Powerhouse Brattørkaia aims to set a new standard for the construction of buildings by producing more energy than it consumes over its lifespan
The world’s northernmost energy-positive building has been unveiled in the Norwegian city of Trondheim.
Powerhouse Brattørkaia, which is situated by the harbour and connects to Trondheim Central Station via a pedestrian bridge on the rear end of the building, aims to set a new standard for the construction of the buildings by producing more energy than it consumes over its lifespan, including construction and demolition.
Located 63 degrees north of the Earth’s equator, where sunlight varies greatly between the seasons, the office building presents a unique opportunity to explore how to harvest and store solar energy under challenging conditions.
The waterfront façade is the slimmest face of the building, allowing the project to be read at a similar scale with its neighbours. Clad with black aluminum and solar panels, the façade is reflected in the adjacent Trondheim Fjord.
“Energy-positive buildings are the buildings of the future. The mantra of the design industry should not be ‘form follows function’ but ‘form follows environment’,” said Snøhetta founder Kjetil Trædal Thorsen of design and architecture firm Snøhetta.
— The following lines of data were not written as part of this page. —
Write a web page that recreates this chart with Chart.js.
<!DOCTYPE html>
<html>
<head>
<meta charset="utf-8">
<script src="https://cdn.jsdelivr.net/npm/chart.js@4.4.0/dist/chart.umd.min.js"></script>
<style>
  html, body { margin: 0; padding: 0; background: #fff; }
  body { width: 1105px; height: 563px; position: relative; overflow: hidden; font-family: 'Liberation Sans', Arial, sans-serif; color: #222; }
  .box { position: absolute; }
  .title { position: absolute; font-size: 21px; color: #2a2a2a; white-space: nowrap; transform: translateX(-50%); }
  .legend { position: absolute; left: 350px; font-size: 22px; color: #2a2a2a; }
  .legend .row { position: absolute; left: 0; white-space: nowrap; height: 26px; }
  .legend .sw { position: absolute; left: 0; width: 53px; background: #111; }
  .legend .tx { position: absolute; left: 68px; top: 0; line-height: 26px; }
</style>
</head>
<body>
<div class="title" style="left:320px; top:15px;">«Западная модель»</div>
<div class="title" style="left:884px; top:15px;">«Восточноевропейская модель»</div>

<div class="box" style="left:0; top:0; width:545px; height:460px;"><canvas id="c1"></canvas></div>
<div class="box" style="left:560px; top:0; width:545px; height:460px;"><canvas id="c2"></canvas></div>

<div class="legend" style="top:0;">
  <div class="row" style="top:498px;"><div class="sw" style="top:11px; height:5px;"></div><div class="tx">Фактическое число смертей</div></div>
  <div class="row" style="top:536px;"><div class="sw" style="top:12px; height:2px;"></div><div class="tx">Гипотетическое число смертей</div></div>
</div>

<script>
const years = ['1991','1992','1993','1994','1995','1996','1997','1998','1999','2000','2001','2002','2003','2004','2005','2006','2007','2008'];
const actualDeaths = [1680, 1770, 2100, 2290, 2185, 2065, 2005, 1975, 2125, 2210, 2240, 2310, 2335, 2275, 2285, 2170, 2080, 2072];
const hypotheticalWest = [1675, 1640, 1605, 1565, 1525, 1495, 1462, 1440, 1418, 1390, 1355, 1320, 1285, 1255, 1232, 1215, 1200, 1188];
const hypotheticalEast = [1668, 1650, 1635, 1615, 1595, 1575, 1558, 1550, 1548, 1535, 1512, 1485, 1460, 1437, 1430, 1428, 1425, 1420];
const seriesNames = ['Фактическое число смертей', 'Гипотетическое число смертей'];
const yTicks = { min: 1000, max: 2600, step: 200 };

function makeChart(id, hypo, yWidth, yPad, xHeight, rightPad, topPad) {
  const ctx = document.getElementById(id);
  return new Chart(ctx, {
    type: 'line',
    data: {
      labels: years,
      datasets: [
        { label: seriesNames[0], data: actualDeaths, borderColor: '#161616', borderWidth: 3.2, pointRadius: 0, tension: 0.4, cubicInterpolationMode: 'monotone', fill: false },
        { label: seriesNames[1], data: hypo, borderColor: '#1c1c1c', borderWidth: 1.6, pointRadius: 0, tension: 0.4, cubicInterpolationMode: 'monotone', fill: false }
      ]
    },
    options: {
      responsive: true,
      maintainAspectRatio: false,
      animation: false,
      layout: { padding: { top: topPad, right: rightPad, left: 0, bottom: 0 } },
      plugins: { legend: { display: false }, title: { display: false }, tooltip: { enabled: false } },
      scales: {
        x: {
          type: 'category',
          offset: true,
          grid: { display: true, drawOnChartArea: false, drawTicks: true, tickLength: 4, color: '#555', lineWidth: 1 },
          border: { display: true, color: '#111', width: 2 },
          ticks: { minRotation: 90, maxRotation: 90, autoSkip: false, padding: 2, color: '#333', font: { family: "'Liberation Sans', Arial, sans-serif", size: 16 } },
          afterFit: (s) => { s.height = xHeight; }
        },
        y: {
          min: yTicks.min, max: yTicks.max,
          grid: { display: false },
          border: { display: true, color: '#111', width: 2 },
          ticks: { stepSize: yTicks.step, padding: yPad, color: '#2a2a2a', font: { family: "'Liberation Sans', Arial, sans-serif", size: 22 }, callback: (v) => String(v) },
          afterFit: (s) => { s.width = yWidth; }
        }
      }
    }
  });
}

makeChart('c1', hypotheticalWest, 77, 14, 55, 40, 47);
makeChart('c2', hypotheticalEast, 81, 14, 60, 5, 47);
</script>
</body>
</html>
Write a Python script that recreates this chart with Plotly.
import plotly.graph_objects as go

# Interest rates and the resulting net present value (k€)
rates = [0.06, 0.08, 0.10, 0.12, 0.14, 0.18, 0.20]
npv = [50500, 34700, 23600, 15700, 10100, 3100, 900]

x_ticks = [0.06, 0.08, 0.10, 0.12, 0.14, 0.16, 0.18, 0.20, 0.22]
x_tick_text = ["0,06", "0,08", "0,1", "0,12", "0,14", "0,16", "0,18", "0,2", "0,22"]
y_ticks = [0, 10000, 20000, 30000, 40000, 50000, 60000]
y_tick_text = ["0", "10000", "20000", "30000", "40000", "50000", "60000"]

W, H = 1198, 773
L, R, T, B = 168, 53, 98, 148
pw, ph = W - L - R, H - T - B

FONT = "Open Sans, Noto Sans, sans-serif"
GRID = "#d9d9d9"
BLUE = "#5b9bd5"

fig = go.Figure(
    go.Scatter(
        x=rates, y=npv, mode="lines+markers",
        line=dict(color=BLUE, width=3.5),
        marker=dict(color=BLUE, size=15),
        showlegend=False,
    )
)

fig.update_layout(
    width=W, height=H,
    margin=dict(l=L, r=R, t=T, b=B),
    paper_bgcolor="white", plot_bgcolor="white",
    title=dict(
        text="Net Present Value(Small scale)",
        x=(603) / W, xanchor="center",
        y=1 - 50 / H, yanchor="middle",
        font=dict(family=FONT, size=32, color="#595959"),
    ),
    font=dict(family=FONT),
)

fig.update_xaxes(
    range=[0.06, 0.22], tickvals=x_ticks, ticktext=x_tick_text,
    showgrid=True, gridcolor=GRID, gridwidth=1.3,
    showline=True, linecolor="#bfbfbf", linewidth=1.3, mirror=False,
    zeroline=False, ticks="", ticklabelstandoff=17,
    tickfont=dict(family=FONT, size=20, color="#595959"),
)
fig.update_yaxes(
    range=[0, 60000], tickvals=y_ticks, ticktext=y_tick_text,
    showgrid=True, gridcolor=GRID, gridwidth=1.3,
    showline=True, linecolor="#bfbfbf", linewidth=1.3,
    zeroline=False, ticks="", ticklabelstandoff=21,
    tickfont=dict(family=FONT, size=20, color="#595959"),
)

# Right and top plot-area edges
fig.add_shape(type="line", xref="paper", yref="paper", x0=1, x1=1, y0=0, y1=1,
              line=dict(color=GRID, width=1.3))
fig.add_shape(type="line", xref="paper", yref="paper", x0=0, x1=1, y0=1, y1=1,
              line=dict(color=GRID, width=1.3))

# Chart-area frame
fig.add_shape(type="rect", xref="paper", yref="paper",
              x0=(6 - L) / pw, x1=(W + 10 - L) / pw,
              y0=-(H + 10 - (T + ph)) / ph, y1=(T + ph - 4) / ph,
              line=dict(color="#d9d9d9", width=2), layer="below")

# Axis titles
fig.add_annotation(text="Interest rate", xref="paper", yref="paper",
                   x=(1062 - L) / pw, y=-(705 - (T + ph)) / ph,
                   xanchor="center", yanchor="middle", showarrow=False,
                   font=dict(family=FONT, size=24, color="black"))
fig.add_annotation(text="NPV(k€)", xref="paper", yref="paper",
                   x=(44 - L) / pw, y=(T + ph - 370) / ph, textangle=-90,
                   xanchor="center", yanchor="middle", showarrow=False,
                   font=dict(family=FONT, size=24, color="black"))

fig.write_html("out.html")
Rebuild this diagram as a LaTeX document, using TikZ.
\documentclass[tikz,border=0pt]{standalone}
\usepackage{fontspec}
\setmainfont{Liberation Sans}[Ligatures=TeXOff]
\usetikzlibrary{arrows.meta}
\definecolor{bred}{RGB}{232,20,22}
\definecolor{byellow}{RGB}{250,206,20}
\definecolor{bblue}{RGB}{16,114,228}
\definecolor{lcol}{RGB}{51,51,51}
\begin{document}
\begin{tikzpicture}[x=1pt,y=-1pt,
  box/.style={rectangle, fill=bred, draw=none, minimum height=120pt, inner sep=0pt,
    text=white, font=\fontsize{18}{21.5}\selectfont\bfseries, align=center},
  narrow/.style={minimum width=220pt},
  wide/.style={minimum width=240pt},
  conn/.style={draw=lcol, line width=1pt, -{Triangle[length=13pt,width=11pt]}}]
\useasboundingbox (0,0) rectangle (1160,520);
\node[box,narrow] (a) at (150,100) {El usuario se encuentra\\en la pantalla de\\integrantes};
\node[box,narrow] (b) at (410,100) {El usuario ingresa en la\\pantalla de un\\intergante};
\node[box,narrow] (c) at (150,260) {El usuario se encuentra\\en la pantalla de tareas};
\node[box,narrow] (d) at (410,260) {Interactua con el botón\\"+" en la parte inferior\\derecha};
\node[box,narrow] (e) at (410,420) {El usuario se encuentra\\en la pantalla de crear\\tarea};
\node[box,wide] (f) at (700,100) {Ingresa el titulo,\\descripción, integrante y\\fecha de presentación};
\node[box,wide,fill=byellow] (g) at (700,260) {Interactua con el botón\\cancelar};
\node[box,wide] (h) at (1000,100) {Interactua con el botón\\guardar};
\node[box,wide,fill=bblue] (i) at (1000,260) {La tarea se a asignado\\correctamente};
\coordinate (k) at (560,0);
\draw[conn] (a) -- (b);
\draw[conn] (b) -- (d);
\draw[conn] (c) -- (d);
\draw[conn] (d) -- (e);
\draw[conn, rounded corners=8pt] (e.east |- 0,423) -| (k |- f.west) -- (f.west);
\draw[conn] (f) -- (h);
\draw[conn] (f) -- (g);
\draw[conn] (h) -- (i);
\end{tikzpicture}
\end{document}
“This means that the design thinking of today should focus on environmental considerations and reducing our footprint first, and have the design follow this premise.”
On average, Powerhouse Brattørkaia produces more than twice as much electricity as it consumes daily, and will supply renewable energy to itself, its neighbouring buildings, electric buses, cars and boats through a local micro grid.
The aim of the project is threefold; to maximise the amount of clean energy produced by the building, to minimise the energy required to run it, and to serve as a pleasant space for its tenants and the general public.
The building’s site has been carefully chosen to ensure maximum exposure to the sun throughout the day and seasons. Its skewed, pentagonal roof and the upper part of the façade is clad with almost 3,000 square metres of solar panels, strategically placed to harvest as much solar energy as possible.
“Energy-positive buildings are the buildings of the future. The mantra of the design industry should not be ‘form follows function’ but ‘form follows environment”
Over a year, this amounts to a total of about 500 000 kWh with clean, renewable energy. In effect, the building dually functions as a small power plant in the middle of the city. Ample space for energy storage is built into the building footprint, allowing it to store surplus energy in the summer months of near total daylight, to then use it in the winter months when daylight is at a minimum.
In order to reduce energy use on lighting, the building employs a concept called “liquid light”, which allows the artificial light to smoothly dim up and down according to the activity and movement in the building. Taken together, these strategies allow Powerhouse Brattørkaia to consume only about half the amount of energy for lighting than a typical commercial office building of comparable size would.
The project was commissioned by Norwegian property developer Entra and developed by the Powerhouse collaboration. The latter represents a research, design and engineering collaboration of industry partners in the development of energy-positive buildings, and along with Entra and Snøhetta consists of the entrepreneur Skanska, the environmental organisation Zero and the consulting company Asplan Viak.
The building provides office spaces for a diversity of commercial tenants, including construction and shipping firms, while also housing a significant public programme. A café and a visitor center at the ground floor are open to the people of Trondheim as an educational resource for school groups and the general public alike. The visitor centre explicates the energy concept of the Powerhouse and supports public knowledge and discourse on sustainable building strategies for the future.
Powerhouse Brattørkaia has received the BREEAM Outstanding certification, the highest possible ranking by the world’s leading sustainability assessment method for an asset’s environmental, social and economic sustainability performance.
As part of the building’s grand opening, automotive manufacturer Jaguar Land Rover (JLR) and the 2019 World Car of the Year, the I-PACE, lead a demonstration of energy provenance-tracking and Internet-of-Things (IoT) co-creation during a special exhibition with non-profit IOTA Foundation’s distributed ledger technology, France’s Engie Lab Crigen, the Engie Group’s corporate centre for research and development, and Entra.